As for good radio, I do enjoy Los Angeles. So much variety and some pretty good stations like KOST and K-Earth and The Sound.
jamescridland
18 April 2017 - 2:41pm
Brianc68 - you and I need to have a coffee! I'm at james@cridland.net ;)

There's much you say that I agree with; though you ought to buy yourself a DAB set and get a bit more choice (most notably 4KQ in stereo, and Smooth too). I'm a bit disappointed at the amount of networking from Sydney or Melbourne on all the stations here, particularly 4BC (and, oddly, ABC Radio Brisbane, where great swathes are from Sydney); but the choice and quality is greater here than in many places.
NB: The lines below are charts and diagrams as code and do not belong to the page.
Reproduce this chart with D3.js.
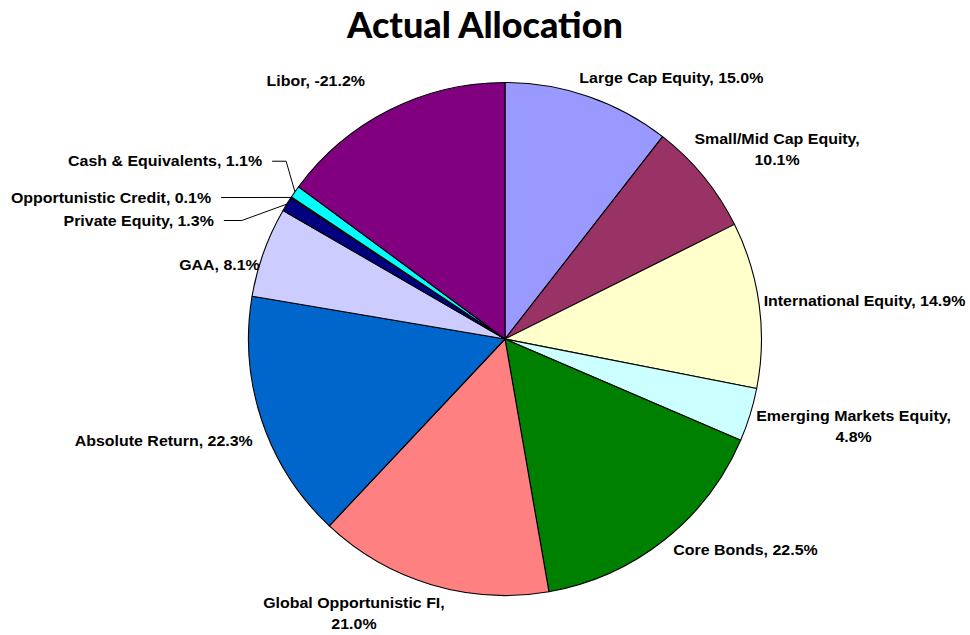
<!DOCTYPE html>
<html>
<head>
<meta charset="utf-8">
<script src="https://cdn.jsdelivr.net/npm/d3@7/dist/d3.min.js"></script>
<style>
  html, body { margin: 0; padding: 0; background: #fff; }
  svg { display: block; }
  .lbl { font-family: "Liberation Sans", Arial, sans-serif; font-weight: bold; font-size: 14.5px; fill: #000; }
  .title { font-family: Lato, "Open Sans", sans-serif; font-weight: 900; font-size: 36px; fill: #000; }
</style>
</head>
<body>
<script>
// Allocation by asset class (percent); Libor is a negative allocation, sized by magnitude
const categories = [
  "Large Cap Equity", "Small/Mid Cap Equity", "International Equity",
  "Emerging Markets Equity", "Core Bonds", "Global Opportunistic FI",
  "Absolute Return", "GAA", "Private Equity", "Opportunistic Credit",
  "Cash & Equivalents", "Libor"
];
const values = [15.0, 10.1, 14.9, 4.8, 22.5, 21.0, 22.3, 8.1, 1.3, 0.1, 1.1, -21.2];
const colors = [
  "#9999FF", "#993366", "#FFFFCC", "#CCFFFF", "#008000", "#FF8080",
  "#0066CC", "#CCCCFF", "#000080", "#FFFF00", "#00FFFF", "#800080"
];

// Label placement relative to the slice's outer edge at its mid-angle
// dx, dy: offset of the label anchor; wrap: break after the comma;
// anchor: text-anchor; elbow: horizontal run of a leader line (null = no leader)
const labelLayout = [
  { dx: 83,    dy: -13.3, anchor: "middle", wrap: false, elbow: null },
  { dx: 73.6,  dy: -32.9, anchor: "middle", wrap: true,  elbow: null },
  { dx: 105.3, dy: 1.2,   anchor: "middle", wrap: false, elbow: null },
  { dx: 103.5, dy: 5.8,   anchor: "middle", wrap: true,  elbow: null },
  { dx: 81.5,  dy: 15,    anchor: "middle", wrap: false, elbow: null },
  { dx: -77.4, dy: 23.1,  anchor: "middle", wrap: true,  elbow: null },
  { dx: -98.1, dy: 25.7,  anchor: "middle", wrap: false, elbow: null },
  { dx: -44.3, dy: 17.6,  anchor: "middle", wrap: false, elbow: null },
  { dx: -73,   dy: 21.4,  anchor: "end",    wrap: false, elbow: 18 },
  { dx: -80,   dy: 5.1,   anchor: "end",    wrap: false, elbow: 0 },
  { dx: -32.8, dy: -25.6, anchor: "end",    wrap: false, elbow: 14 },
  { dx: -73.6, dy: -23.6, anchor: "middle", wrap: false, elbow: null }
];

const width = 970, height = 635;
const cx = 505, cy = 339, radius = 256.5;
const labelStretch = 1.1;   // wide label lettering

const svg = d3.select("body").append("svg")
  .attr("width", width).attr("height", height);

svg.append("text")
  .attr("class", "title")
  .attr("x", 485).attr("y", 37.5)
  .attr("text-anchor", "middle")
  .text("Actual Allocation");

const data = categories.map((c, i) => ({ name: c, value: values[i], color: colors[i], layout: labelLayout[i] }));

const pie = d3.pie().value(d => Math.abs(d.value)).sort(null);
const arc = d3.arc().innerRadius(0).outerRadius(radius);
const arcs = pie(data);

const g = svg.append("g").attr("transform", `translate(${cx},${cy})`);

g.selectAll("path.slice")
  .data(arcs)
  .join("path")
  .attr("class", "slice")
  .attr("d", arc)
  .attr("fill", d => d.data.color)
  .attr("stroke", "#000")
  .attr("stroke-width", 1.1)
  .attr("stroke-linejoin", "round");

function edgePoint(d) {
  const a = (d.startAngle + d.endAngle) / 2;
  return [radius * Math.sin(a), -radius * Math.cos(a)];
}

const lineGap = 21;

arcs.forEach(d => {
  const L = d.data.layout;
  const [px, py] = edgePoint(d);
  const x = px + L.dx, y = py + L.dy;
  const label = `${d.data.name}, ${d.data.value.toFixed(1)}%`;
  const t = g.append("text")
    .attr("class", "lbl")
    .attr("text-anchor", L.anchor)
    .attr("transform", `translate(${x},${y}) scale(${labelStretch},1)`);
  if (L.wrap) {
    const parts = [`${d.data.name},`, `${d.data.value.toFixed(1)}%`];
    parts.forEach((p, i) => {
      t.append("tspan").attr("x", 0).attr("y", i * lineGap).text(p);
    });
  } else {
    t.text(label);
  }
  if (L.elbow !== null) {
    const sx = x + 10, sy = y - 5;
    const pts = [[sx, sy], [sx + L.elbow, sy], [px, py]];
    g.append("path")
      .attr("d", d3.line()(pts))
      .attr("fill", "none")
      .attr("stroke", "#000")
      .attr("stroke-width", 1);
  }
});
</script>
</body>
</html>
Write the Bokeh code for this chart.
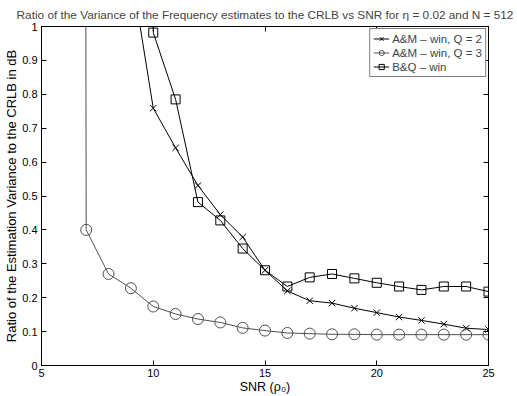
from bokeh.plotting import figure
from bokeh.models import (Range1d, LinearAxis, FixedTicker, CustomJSTickFormatter,
                          Legend, LegendItem)
from bokeh.embed import file_html
from bokeh.resources import INLINE

# ---- data ----
snr_am2 = [9, 10, 11, 12, 13, 14, 15, 16, 17, 18, 19, 20, 21, 22, 23, 24, 25]
ratio_am2 = [1.17, 0.759, 0.642, 0.531, 0.445, 0.379, 0.281, 0.220, 0.191, 0.184,
             0.169, 0.156, 0.143, 0.133, 0.122, 0.110, 0.106]

snr_am3 = [6, 7, 8, 9, 10, 11, 12, 13, 14, 15, 16, 17, 18, 19, 20, 21, 22, 23, 24, 25]
ratio_am3 = [40.0, 0.400, 0.270, 0.228, 0.174, 0.152, 0.137, 0.127, 0.111, 0.103,
             0.096, 0.094, 0.092, 0.092, 0.091, 0.091, 0.091, 0.091, 0.091, 0.091]

snr_bq = [9, 10, 11, 12, 13, 14, 15, 16, 17, 18, 19, 20, 21, 22, 23, 24, 25]
ratio_bq = [3.0, 0.982, 0.785, 0.482, 0.428, 0.345, 0.281, 0.233, 0.260, 0.270,
            0.257, 0.244, 0.233, 0.223, 0.233, 0.233, 0.218]

x_ticks = [5, 10, 15, 20, 25]
y_ticks = [0, 0.1, 0.2, 0.3, 0.4, 0.5, 0.6, 0.7, 0.8, 0.9, 1]

title_text = "Ratio of the Variance of the Frequency estimates to the CRLB vs SNR for \u03b7 = 0.02 and N = 512"
xlabel = "SNR (\u03c1\u2080)"
ylabel = "Ratio of the Estimation Variance to the CRLB in dB"
names = ["A&M \u2013 win, Q = 2", "A&M \u2013 win, Q = 3", "B&Q \u2013 win"]

FONT = "Liberation Sans"

p = figure(width=517, height=396, output_backend="svg", toolbar_location=None,
           x_range=Range1d(5, 25), y_range=Range1d(0, 1),
           min_border_left=41, min_border_right=29, min_border_top=25, min_border_bottom=30)

p.title.text = title_text
p.title.text_font = FONT
p.title.text_font_size = "11.8px"
p.title.text_font_style = "normal"
p.title.align = "center"
p.title.standoff = 10

p.xgrid.grid_line_color = None
p.ygrid.grid_line_color = None
p.outline_line_color = "black"
p.outline_line_width = 1
p.background_fill_color = "white"
p.border_fill_color = "white"

def style_axis(ax):
    ax.axis_line_color = "black"
    ax.axis_line_width = 1
    ax.major_tick_in = 5
    ax.major_tick_out = 0
    ax.major_tick_line_color = "black"
    ax.minor_tick_line_color = None
    ax.major_label_text_font = FONT
    ax.major_label_text_font_size = "11px"
    ax.major_label_text_color = "black"
    ax.axis_label_text_font = FONT
    ax.axis_label_text_font_size = "13px"
    ax.axis_label_text_font_style = "normal"
    ax.axis_label_text_color = "black"

xa = p.xaxis[0]
ya = p.yaxis[0]
style_axis(xa)
style_axis(ya)
xa.axis_label_text_font_size = "12.5px"
xa.ticker = FixedTicker(ticks=x_ticks)
ya.ticker = FixedTicker(ticks=y_ticks)
ya.formatter = CustomJSTickFormatter(code="return (Math.round(tick*10)/10).toString();")
xa.axis_label = xlabel
ya.axis_label = ylabel
xa.major_label_standoff = 3
xa.axis_label_standoff = 0
ya.major_label_standoff = 4
ya.axis_label_standoff = 0

blank = CustomJSTickFormatter(code="return '';")
top = LinearAxis(ticker=FixedTicker(ticks=x_ticks), formatter=blank)
right = LinearAxis(ticker=FixedTicker(ticks=y_ticks), formatter=blank)
for ax in (top, right):
    style_axis(ax)
    ax.major_label_text_font_size = "0px"
    ax.major_label_standoff = 0
p.add_layout(top, "above")
p.add_layout(right, "right")

gray = "#505050"
l1 = p.line(snr_am2, ratio_am2, line_color="black", line_width=1)
s1 = p.scatter(snr_am2, ratio_am2, marker="x", size=9, line_color="black", line_width=1)
l2 = p.line(snr_am3, ratio_am3, line_color=gray, line_width=1)
s2 = p.scatter(snr_am3, ratio_am3, marker="circle", size=11, line_color=gray,
               fill_color=None, line_width=1)
l3 = p.line(snr_bq, ratio_bq, line_color="black", line_width=1)
s3 = p.scatter(snr_bq, ratio_bq, marker="square", size=9, line_color="black",
               fill_color=None, line_width=1)

legend = Legend(items=[LegendItem(label=names[0], renderers=[l1, s1]),
                       LegendItem(label=names[1], renderers=[l2, s2]),
                       LegendItem(label=names[2], renderers=[l3, s3])],
                location="top_right", margin=2)
legend.label_text_font = FONT
legend.label_text_font_size = "11.5px"
legend.label_height = 13
legend.glyph_height = 13
legend.glyph_width = 16
legend.label_standoff = 3
legend.padding = 3
legend.spacing = 1
legend.border_line_color = "black"
legend.border_line_width = 1
legend.background_fill_color = "white"
legend.background_fill_alpha = 1
p.add_layout(legend)

open("out.html", "w").write(file_html(p, INLINE))
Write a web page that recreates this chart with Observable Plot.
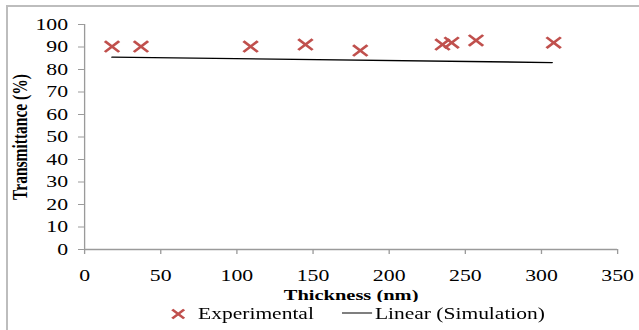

You've also forgotten the delights of 4ZZZ, 96.5, 98.9 and the rest of the community sector. I'd listen to 4ZZZ more if it was on my radio; but my sets are mostly DAB and it isn't on that.
brianc68
18 April 2017 - 3:43pm
Yes James we should have a coffee! I agree with your comments and I do have a DAB radio thankfully so at least I can receive 4KQ in stereo and also get Smooth FM that way. But for most people who don't have DAB - particularly in the car - Brisbane radio is a wasteland of southern networking with very little choice on the FM dial for the over 40yo. I agree there are some good choices on community radio, but I just can't believe that a city this size has only 4 commercial FM stations. It's just not right. Townsville has 4 commercial FM stations and it's about 1/10 of the size. ACMA will yabber on about the lack of spectrum, and yet you have a situation where a multi-cultural TALK station like 4EB is on FM! So community talk stations get high-power FM stations and no classic hits or Smooth on FM? The only other option for people in Brisbane is the overspill of great stations like Breeze FM and Rebel FM which are usually ok in the car. But really, in 2017 in a city this size, is that acceptable?
J2koffline
21 April 2017 - 12:21pm
4ZZZ and all metro-wide community radio stations in Brisbane, Adelaide, Melbourne, Perth and Sydney do have DAB+ services.